(Task objective):
Find all the lines with "React" and gather them.

-- Start of Material provided --

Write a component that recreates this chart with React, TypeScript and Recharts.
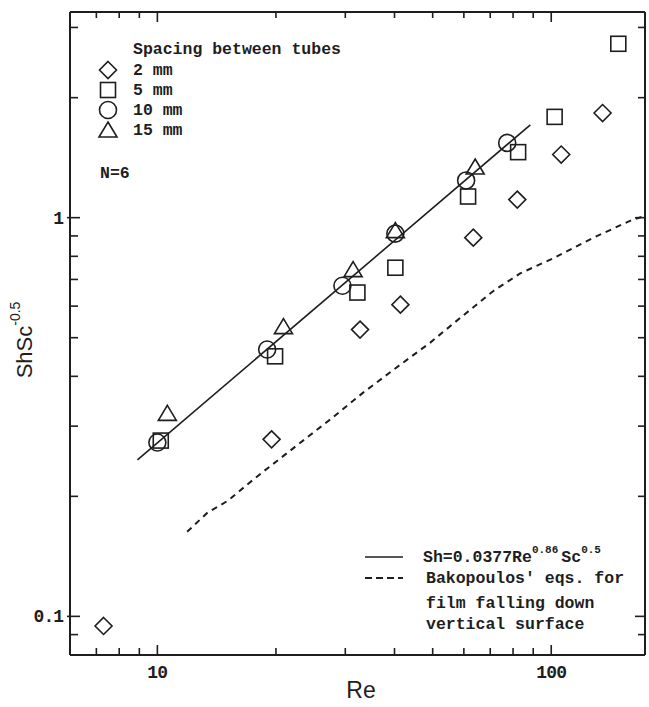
import React from "react";
import { ScatterChart, Scatter, XAxis, YAxis } from "recharts";

// tick values for both log axes
const reTicks = [7, 8, 9, 10, 20, 30, 40, 50, 60, 70, 80, 90, 100];
const reMajor = [10, 100];
const shTicks = [0.09, 0.1, 0.2, 0.3, 0.4, 0.5, 0.6, 0.7, 0.8, 0.9, 1, 2, 3];
const shMajor = [0.1, 1];

const spacing2mm = [
  { re: 7.3, sh: 0.0946 },
  { re: 19.5, sh: 0.278 },
  { re: 32.7, sh: 0.524 },
  { re: 41.4, sh: 0.605 },
  { re: 63.4, sh: 0.891 },
  { re: 82, sh: 1.11 },
  { re: 106, sh: 1.44 },
  { re: 135, sh: 1.83 },
];
const spacing5mm = [
  { re: 10.2, sh: 0.276 },
  { re: 19.9, sh: 0.449 },
  { re: 32.2, sh: 0.649 },
  { re: 40.2, sh: 0.749 },
  { re: 61.5, sh: 1.13 },
  { re: 82.4, sh: 1.46 },
  { re: 102, sh: 1.79 },
  { re: 148, sh: 2.73 },
];
const spacing10mm = [
  { re: 10.0, sh: 0.273 },
  { re: 19.0, sh: 0.467 },
  { re: 29.5, sh: 0.675 },
  { re: 40.2, sh: 0.912 },
  { re: 60.8, sh: 1.24 },
  { re: 77.3, sh: 1.54 },
];
const spacing15mm = [
  { re: 10.6, sh: 0.323 },
  { re: 20.9, sh: 0.533 },
  { re: 31.4, sh: 0.741 },
  { re: 40.2, sh: 0.928 },
  { re: 64.1, sh: 1.34 },
];

// correlation line Sh=0.0377Re^0.86 Sc^0.5 (end points as drawn)
const fitLine = [
  { re: 8.9, sh: 0.247 },
  { re: 88.5, sh: 1.71 },
];

// Bakopoulos' curve for film falling down a vertical surface
const bakopoulos = [
  { re: 11.9, sh: 0.163 },
  { re: 13.4, sh: 0.182 },
  { re: 15.1, sh: 0.195 },
  { re: 16.9, sh: 0.214 },
  { re: 18.6, sh: 0.231 },
  { re: 27.5, sh: 0.312 },
  { re: 33.3, sh: 0.364 },
  { re: 41.4, sh: 0.428 },
  { re: 49.3, sh: 0.486 },
  { re: 58.8, sh: 0.561 },
  { re: 71.3, sh: 0.655 },
  { re: 83.4, sh: 0.725 },
  { re: 101, sh: 0.79 },
  { re: 128, sh: 0.891 },
  { re: 161, sh: 0.989 },
  { re: 173, sh: 1.01 },
];

const INK = "#1e1e1e";
const MONO = "'Liberation Mono', 'DejaVu Sans Mono', monospace";
const SANS = "'Liberation Sans', 'DejaVu Sans', sans-serif";
const W = 649;
const H = 707;

const Diamond = ({ cx, cy }: any) => (
  <path
    d={`M${cx},${cy - 8.5}L${cx + 8.5},${cy}L${cx},${cy + 8.5}L${cx - 8.5},${cy}Z`}
    fill="none"
    stroke={INK}
    strokeWidth={1.6}
  />
);
const Square = ({ cx, cy }: any) => (
  <rect x={cx - 7.5} y={cy - 7.5} width={15} height={15} fill="none" stroke={INK} strokeWidth={1.6} />
);
const Circle = ({ cx, cy }: any) => (
  <circle cx={cx} cy={cy} r={8.5} fill="none" stroke={INK} strokeWidth={1.6} />
);
const Triangle = ({ cx, cy }: any) => (
  <path
    d={`M${cx},${cy - 8}L${cx + 9},${cy + 7}L${cx - 9},${cy + 7}Z`}
    fill="none"
    stroke={INK}
    strokeWidth={1.6}
  />
);
const NoDot = () => <g />;

const BottomTick = ({ x, y, payload }: any) => {
  const major = reMajor.includes(payload.value);
  return (
    <g>
      <line x1={x} y1={y} x2={x} y2={y - (major ? 10 : 7)} stroke={INK} strokeWidth={1.6} />
      {major && (
        <text x={x} y={y + 18} textAnchor="middle" dominantBaseline="central" fontFamily={MONO}
          fontWeight="bold" fontSize={18} letterSpacing={-0.8} fill={INK}>
          {payload.value}
        </text>
      )}
    </g>
  );
};

const TopTick = ({ x, y, payload }: any) => {
  const major = reMajor.includes(payload.value);
  return <line x1={x} y1={y} x2={x} y2={y + (major ? 10 : 6)} stroke={INK} strokeWidth={1.6} />;
};

const LeftTick = ({ x, y, payload }: any) => {
  const major = shMajor.includes(payload.value);
  return (
    <g>
      <line x1={major ? x - 3 : x} y1={y} x2={x + (major ? 10 : 8)} y2={y} stroke={INK} strokeWidth={1.6} />
      {major && (
        <text x={x - 7} y={y + 1} textAnchor="end" dominantBaseline="central" fontFamily={MONO}
          fontWeight="bold" fontSize={18} letterSpacing={-1} fill={INK}>
          {payload.value}
        </text>
      )}
    </g>
  );
};

const RightTick = ({ x, y, payload }: any) => {
  const major = shMajor.includes(payload.value);
  return <line x1={x} y1={y} x2={x - (major ? 10 : 7)} y2={y} stroke={INK} strokeWidth={1.6} />;
};

const txt = { fontFamily: MONO, fontWeight: "bold" as const, fontSize: 16.5, fill: INK, letterSpacing: 0 };

export default function App() {
  return (
    <div style={{ position: "absolute", left: 0, top: 0, width: W, height: H, background: "#fff" }}>
      <ScatterChart width={W} height={H} margin={{ top: 11, right: 3, bottom: 51, left: 69 }}>
        <XAxis xAxisId="bottom" dataKey="re" type="number" scale="log" domain={[6, 173]} allowDataOverflow
          ticks={reTicks} interval={0} tick={<BottomTick />} tickLine={false} tickSize={0} tickMargin={0}
          height={1} axisLine={{ stroke: INK, strokeWidth: 2 }} />
        <XAxis xAxisId="top" orientation="top" dataKey="re" type="number" scale="log" domain={[6, 173]}
          allowDataOverflow ticks={reTicks} interval={0} tick={<TopTick />} tickLine={false} tickSize={0}
          tickMargin={0} height={1} axisLine={{ stroke: INK, strokeWidth: 2 }} />
        <YAxis yAxisId="left" dataKey="sh" type="number" scale="log" domain={[0.08, 3.28]} allowDataOverflow
          ticks={shTicks} interval={0} tick={<LeftTick />} tickLine={false} tickSize={0} tickMargin={0}
          width={1} axisLine={{ stroke: INK, strokeWidth: 2 }} />
        <YAxis yAxisId="right" orientation="right" dataKey="sh" type="number" scale="log"
          domain={[0.08, 3.28]} allowDataOverflow ticks={shTicks} interval={0} tick={<RightTick />}
          tickLine={false} tickSize={0} tickMargin={0} width={1} axisLine={{ stroke: INK, strokeWidth: 2 }} />

        <Scatter name="fit" data={fitLine} xAxisId="bottom" yAxisId="left" shape={NoDot}
          line={{ stroke: INK, strokeWidth: 1.6 }} isAnimationActive={false} />
        <Scatter name="Bakopoulos" data={bakopoulos} xAxisId="bottom" yAxisId="left" shape={NoDot}
          line={{ stroke: INK, strokeWidth: 2, strokeDasharray: "6 5" }} isAnimationActive={false} />
        <Scatter name="2 mm" data={spacing2mm} xAxisId="bottom" yAxisId="left" shape={Diamond}
          isAnimationActive={false} />
        <Scatter name="5 mm" data={spacing5mm} xAxisId="bottom" yAxisId="left" shape={Square}
          isAnimationActive={false} />
        <Scatter name="10 mm" data={spacing10mm} xAxisId="bottom" yAxisId="left" shape={Circle}
          isAnimationActive={false} />
        <Scatter name="15 mm" data={spacing15mm} xAxisId="bottom" yAxisId="left" shape={Triangle}
          isAnimationActive={false} />
      </ScatterChart>

      <svg width={W} height={H} style={{ position: "absolute", left: 0, top: 0, pointerEvents: "none" }}>
        {/* symbol legend */}
        <text x={133} y={49} dominantBaseline="central" {...txt}>Spacing between tubes</text>
        <Diamond cx={108} cy={70} />
        <text x={133} y={70} dominantBaseline="central" {...txt}>2 mm</text>
        <Square cx={108} cy={90} />
        <text x={133} y={90} dominantBaseline="central" {...txt}>5 mm</text>
        <Circle cx={108} cy={110} />
        <text x={133} y={110} dominantBaseline="central" {...txt}>10 mm</text>
        <Triangle cx={108} cy={130} />
        <text x={133} y={130} dominantBaseline="central" {...txt}>15 mm</text>
        <text x={100} y={173} dominantBaseline="central" {...txt}>N=6</text>

        {/* line legend */}
        <line x1={365} y1={557} x2={403} y2={557} stroke={INK} strokeWidth={1.6} />
        <text x={423} y={557} dominantBaseline="central" {...txt}>
          Sh=0.0377Re<tspan fontSize={11} dy={-7}>0.86</tspan>
          <tspan dy={7} dx={3}>Sc</tspan>
          <tspan fontSize={11} dy={-7}>0.5</tspan>
        </text>
        <line x1={365} y1={578} x2={403} y2={578} stroke={INK} strokeWidth={1.8} strokeDasharray="7 4" />
        <text x={426} y={578} dominantBaseline="central" {...txt}>Bakopoulos' eqs. for</text>
        <text x={426} y={603} dominantBaseline="central" {...txt}>film falling down</text>
        <text x={426} y={624} dominantBaseline="central" {...txt}>vertical surface</text>

        {/* axis titles */}
        <text x={361} y={690} textAnchor="middle" dominantBaseline="central" fontFamily={SANS}
          fontSize={23} fill={INK}>Re</text>
        <text x={24} y={340} textAnchor="middle" dominantBaseline="central" fontFamily={SANS}
          fontSize={22} fill={INK} transform="rotate(-90, 24, 340)">
          ShSc<tspan fontSize={14} dy={-9}>-0.5</tspan>
        </text>
      </svg>
    </div>
  );
}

-- End of Material provided --

(Correct result):
Write a component that recreates this chart with React, TypeScript and Recharts.
import React from "react";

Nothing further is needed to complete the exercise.